Prostitution 2017 – Mord und Totschlag im Milieu – Schutzgedanke verfehlt?
In den vergangenen Monaten hörte man mehrmals von „Hurenmorden“ in Deutschland. Ende 2016 wurde eine ungarische Sexworkerin in Chemnitz in ihren Räumen erstochen, im November 2016 wurde zwei Frau in Wolfsburg und Peine (Niedersachsen) getötet und heute wird aktuell über ein weiteres Verbrechen in Freiburg (Schweiz) berichtet, wo ebenfalls eine Sexworkerin ihr Leben verlor. Vorfälle, die es im Bereich der Prostitution schon immer gab und die es auch weiterhin leider geben wird, da es nun mal Triebtäter und Menschen mit entarteten Allmachts-Fantasien gibt und zudem einige Ausführungsformen der Sexwork einfach ein deutlich erhöhtes Risiko haben, mit Straftaten konfrontiert zu werden. Dabei geht es aber nicht immer gleich um Mord und Totschlag: auch Vergewaltigungen, Körperverletzungen und Raubdelikte kommen immer wieder vor.

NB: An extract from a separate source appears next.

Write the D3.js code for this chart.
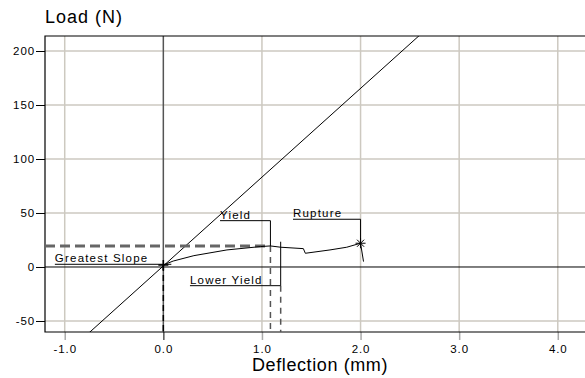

Falls man nachts in einem dunklen Industriegebiet steht und auf dem Straßenstrich auf Kundschaft wartet, ist man überdurchschnittlich gefährdet, wenn man zu einer unbekannten Person ins Auto steigt. Ähnlich ist es, wenn man in einem anonymen 100-Appartement-Wohnblock alleine arbeitet oder sich als Escort ohne Schutzmaßnahmen zu irgendwelchen unbekannten Orten bestellen lässt. Beim Straßenstrich nützt es da recht wenig, wenn eine Kollegin die Autonummer des Kunden notiert hat oder wenn eine Escort-Lady ihrer Agentur eine Besuchsadresse vorab meldet. Wenn sich der vermeintliche Kunde als Mörder entpuppt, hat die Polizei zwar im Nachhinein mit Autokennzeichen oder mit der bekannten Besuchsadresse zwar sehr wichtige Anhaltspunkte für die Fahndung nach dem Täter, die getötete Person ist dann aber eben schon tot und kann sich über eine Festnahme eben nicht mehr freuen! Klingt brutal und ist es auch!

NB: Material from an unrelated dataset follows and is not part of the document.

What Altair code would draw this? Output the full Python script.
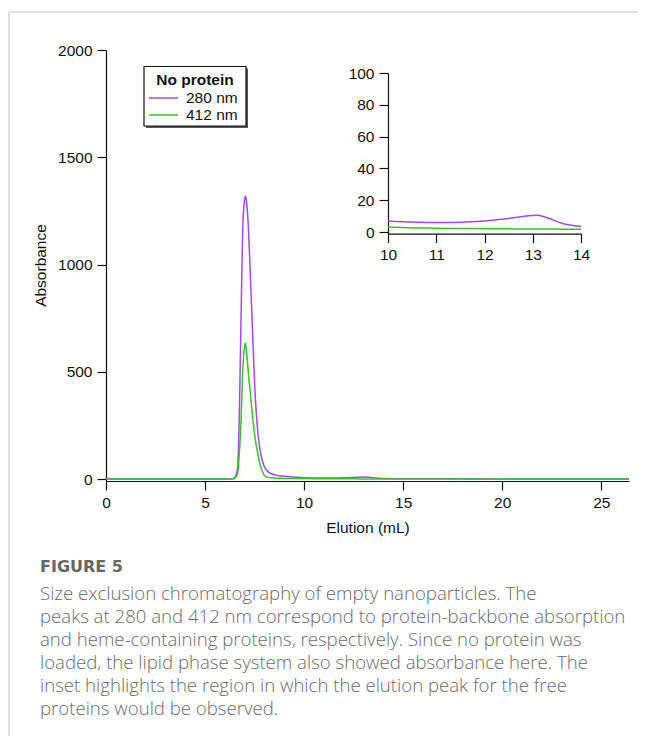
import altair as alt
import pandas as pd

# ---------------- data ----------------
elution = [0, 2, 4, 6, 6.4, 6.55, 6.65, 6.73, 6.82, 6.9, 6.98, 7.03, 7.1, 7.2, 7.3,
           7.4, 7.5, 7.6, 7.75, 7.9, 8.0, 8.15, 8.33, 8.6, 9.0, 9.5, 10, 10.5, 11,
           11.5, 12, 12.5, 12.8, 13.1, 13.3, 13.6, 14, 15, 17, 20, 23, 26.4]
abs_280 = [1, 1, 1, 1, 2, 15, 60, 300, 770, 1160, 1290, 1320, 1290, 1150, 920,
           680, 450, 290, 150, 85, 57, 38, 27, 19, 14, 10, 7, 6.3, 6,
           6.2, 7, 8.5, 9.8, 10.5, 9, 5.5, 3.5, 2.5, 2, 1.5, 1.5, 1.5]
abs_412 = [1, 1, 1, 1, 1.5, 8, 30, 120, 280, 500, 610, 635, 590, 480, 390,
           290, 210, 150, 80, 35, 18, 10, 7, 5, 4.2, 3.6, 3.2, 2.6, 2.4,
           2.2, 2.1, 2.0, 1.9, 1.9, 1.9, 1.8, 1.8, 1.7, 1.5, 1.3, 1.2, 1.2]
series_names = ["280 nm", "412 nm"]
series_colors = ["#a347f0", "#35c424"]
legend_title = "No protein"

main_x_ticks = [0, 5, 10, 15, 20, 25]
main_y_ticks = [0, 500, 1000, 1500, 2000]
inset_x_ticks = [10, 11, 12, 13, 14]
inset_y_ticks = [0, 20, 40, 60, 80, 100]

caption_title = "FIGURE 5"
caption_lines = [
    "Size exclusion chromatography of empty nanoparticles. The",
    "peaks at 280 and 412 nm correspond to protein-backbone absorption",
    "and heme-containing proteins, respectively. Since no protein was",
    "loaded, the lipid phase system also showed absorbance here. The",
    "inset highlights the region in which the elution peak for the free",
    "proteins would be observed.",
]

n = len(elution)
df = pd.DataFrame({
    "elution": elution * 2,
    "absorbance": abs_280 + abs_412,
    "series": [series_names[0]] * n + [series_names[1]] * n,
})
one = pd.DataFrame({"k": [0]})

FONT = "Liberation Sans"
FS = 15.5
W, H = 523, 431
color_scale = alt.Scale(domain=series_names, range=series_colors)

axis_common = dict(
    domainColor="#111", domainWidth=1.2, tickColor="#111", tickWidth=1.2,
    tickSize=9, labelFont=FONT, labelFontSize=FS, labelColor="#111",
    grid=False, titleFont=FONT, titleFontSize=FS, titleColor="#111",
    titleFontWeight="normal", labelFlush=False, format="d", labelAngle=0,
)

main = alt.Chart(df).mark_line(strokeWidth=1.5, interpolate="monotone").encode(
    x=alt.X("elution:Q",
            scale=alt.Scale(domain=[0, 26.4], nice=False, zero=False),
            axis=alt.Axis(values=main_x_ticks, title="Elution (mL)", labelPadding=5,
                          titleY=46, titleBaseline="middle", **axis_common)),
    y=alt.Y("absorbance:Q",
            scale=alt.Scale(domain=[-8, 2000], nice=False, zero=False),
            axis=alt.Axis(values=main_y_ticks, title="Absorbance", labelPadding=5,
                          titleX=-66, titleY=215, titleAngle=-90,
                          titleBaseline="middle", titleAlign="center", **axis_common)),
    color=alt.Color("series:N", scale=color_scale, legend=None),
)

inset = alt.Chart(df).transform_filter(
    (alt.datum.elution >= 10) & (alt.datum.elution <= 14)
).mark_line(strokeWidth=1.5, interpolate="monotone").encode(
    x=alt.X("elution:Q",
            scale=alt.Scale(domain=[10, 14], range=[282, 475], nice=False, zero=False),
            axis=alt.Axis(values=inset_x_ticks, title=None, orient="bottom",
                          offset=-247.4, labelPadding=5, **axis_common)),
    y=alt.Y("absorbance:Q",
            scale=alt.Scale(domain=[-1, 100], range=[183.6, 23], nice=False, zero=False),
            axis=alt.Axis(values=inset_y_ticks, title=None, orient="left",
                          offset=-282, labelPadding=5, **axis_common)),
    color=alt.Color("series:N", scale=color_scale, legend=None),
)

# legend box (drawn by hand)
leg_shadow = alt.Chart(one).mark_rect(fill="#555").encode(
    x=alt.value(40), x2=alt.value(142), y=alt.value(18.5), y2=alt.value(78))
leg_box = alt.Chart(one).mark_rect(fill="white", stroke="#111", strokeWidth=1.2).encode(
    x=alt.value(38), x2=alt.value(140), y=alt.value(16.5), y2=alt.value(76))
leg_title = alt.Chart(one).mark_text(
    text=legend_title, font=FONT, fontSize=15.5, fontWeight="bold", color="#111",
    align="center", baseline="middle").encode(x=alt.value(89), y=alt.value(29.5))

legend_layers = []
for i, name in enumerate(series_names):
    yy = 48 + i * 17
    legend_layers.append(
        alt.Chart(pd.DataFrame({"series": [name]})).mark_rule(strokeWidth=1.5).encode(
            x=alt.value(43), x2=alt.value(72), y=alt.value(yy),
            color=alt.Color("series:N", scale=color_scale, legend=None)))
    legend_layers.append(
        alt.Chart(one).mark_text(text=name, font=FONT, fontSize=15.5, color="#111",
                                 align="left", baseline="middle").encode(
            x=alt.value(80), y=alt.value(yy)))

# page frame lines and caption
frame_left = alt.Chart(one).mark_rule(color="#d4d4d4", strokeWidth=1.5).encode(
    x=alt.value(-97), y=alt.value(-38), y2=alt.value(700))
frame_top = alt.Chart(one).mark_rule(color="#d4d4d4", strokeWidth=1.5).encode(
    x=alt.value(-97), x2=alt.value(540), y=alt.value(-38))

cap_title = alt.Chart(one).mark_text(
    text=caption_title, font="DejaVu Sans", fontSize=16, fontWeight="bold", color="#666666",
    align="left", baseline="alphabetic").encode(x=alt.value(-66), y=alt.value(522))
cap_text = alt.Chart(one).mark_text(
    text=caption_lines, font="Open Sans", fontSize=18.6, fontWeight=300, lineHeight=23,
    color="#6a6a6a", align="left", baseline="alphabetic").encode(
    x=alt.value(-66), y=alt.value(550))

chart = alt.layer(
    main, inset, frame_left, frame_top, leg_shadow, leg_box, leg_title,
    *legend_layers, cap_title, cap_text
).resolve_scale(x="independent", y="independent").properties(
    width=W, height=H,
    background="white",
    autosize=alt.AutoSizeParams(type="none"),
    padding={"left": 98, "top": 42, "right": 9, "bottom": 255},
).configure_view(strokeWidth=0, stroke="transparent")

chart.save("out.html", embed_options={"renderer": "svg", "actions": False})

Relativ sicher ist man als Sexworkerin oder Sexworker, wenn man in einem Club oder einer Wohnung arbeitet, wo Kolleginnen „next door“ sind, die möglicherweise einen Streit oder Hilferufe wahrnehmen und dann umgehend handeln können. Zwar kann auch hier die Intervention zu spät sein oder aber der Hilferuf nicht vernommen werden, wenn ein Täter schnell und entschlossen handelt, aber im Vergleich zu Straße und Escort liegen die sicherheitsrelevanten Vorteile doch klar auf der Hand.
Nun haben wir ja ab Mitte 2017 ein neues „Prostituiertenschutzgesetz“ und da ist das Wort „Schutz“ enthalten, ein Schutz, der aber nur ganz wenig Bezüge zum Schutz von Prostituierten gegenüber gewaltsamen Übergriffen von Kunden enthält. Räume in Prostitutionsstätten und Love-Wohnmobile müssen demnächst Alarm-Knöpfe haben und es müssen dort auch Personen anwesend sein, die im Fall einer Alarmauslöschung schnell handeln können, aber andere Vorschriften des neuen Gesetzes sind sogar in der Sache kontraproduktiv, weil sie statt zu schützen das Risiko sogar erhöhen.
Denn: da Wohnungsbordelle mit mehr als einer dort tägigen Sexworkerin demnächst in fast allen Fällen der Erlaubnis bedürfen und dabei auch baurechtlich bewertet werden, gleichzeitig aber die Ein-Personen-Prostitution in den eigenen Räumen von der Genehmigungspflicht ausgenommen ist, werden wir es in naher Zukunft vermehrt mit Sexworkerinnen zu tun haben, die eben alleine arbeiten und nicht von anwesenden Kolleginnen geschützt werden. Wenn dann ein Täter in der 1:1 Konstellation in der Wohnung ist und man nackt und damit besonders schutzlos mit ihm im Bett liegt, ist man das ideale Opfer und der Täter muss keine besondere Vorsicht walten lassen. Es ist ja niemand in der Nähe, der einschreiten könnte.
In der Konsequenz leistet das Schutzgesetz hier und auch in anderen Punkten einen echten „Bärendienst“, der den Sexworkern nicht hilft. Kein Wunder, das die Verärgerung ständig zunimmt und sich es vielen der Betroffenen erst jetzt nach und nach bewusst wird, was da so alles passiert ist und leider weiter noch passieren wird.